Rangga Purbaya believes that culinary industry is not only about eating and drinking, but it is also a representation of culture and change. “From the culinary world, we can explore and discuss broader contexts such as history, politics, art, and social dynamics that occur in society. I went through the small-scale fermentation and alcohol distillery industry, and have been working to survive in an ever changing situation,” he said.
Inspired by his social environment, he wants to explore the culinary industry pass the surface and what is common. Rangga noticed that there are various ways and perspectives to see the landscape of our culinary industry. His involvement in the culinary industry is a response to survival, and efforts to contribute to the people who loves his products.
Rangga also believes that the Indonesian culinary world is seen growing rapidly. “Mainly thanks to the support of policy makers who seek to improve the competitiveness and quality of the Indonesian culinary industry, as well as the emergence of individuals who encourage and seek the independence of the culinary industry on a small scale in various cities and villages,” said Rangga.
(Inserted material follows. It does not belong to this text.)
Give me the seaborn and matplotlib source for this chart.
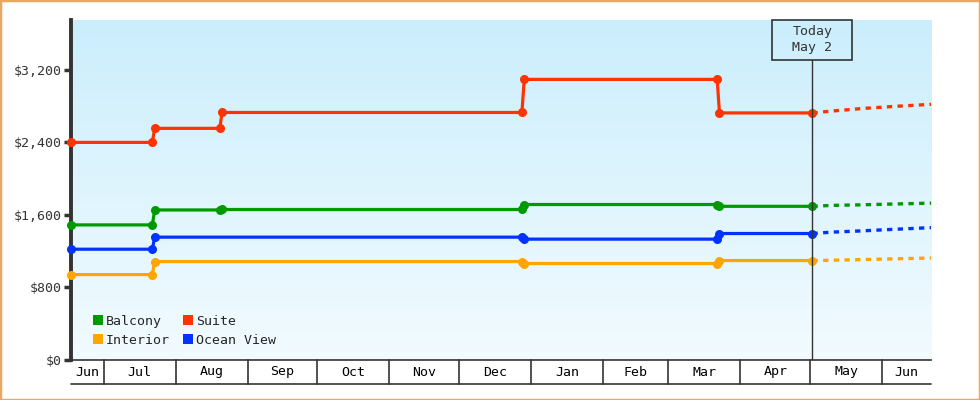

Culinary industry is intertwined with other industries, such as culture and art. “I work as an artist, photographer and independent researcher, which gives me many opportunities to meet, discuss, and learn various things about culinary culture in Indonesia. Opened my eyes and mind to the richness and diversity of the culinary archipelago,” said Rangga. He believes that his work allows him to offer a different perspective and to see certain issues in the culinary industry that is usually taboo, for example alcohol. “The alcohol industry is often seen negatively in a group of people, but is actually respected in the customs and culture of other communities,” he explained.
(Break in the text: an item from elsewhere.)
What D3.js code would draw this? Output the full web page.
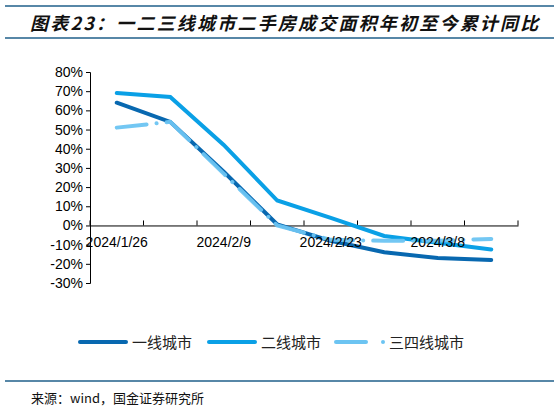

Rangga faces difficulties when dealing with community stigma that influences policy making in terms of legal licensing and support from the local government. “So, my business is difficult to develop,” continued Rangga.
As a final note, Rangga explained on how we can grow Indonesia’s culinary scene. He said that the progress of the Indonesian culinary industry at this time should be followed by an egalitarian spirit or equality in seeing the richness and diversity of Indonesian cuisine.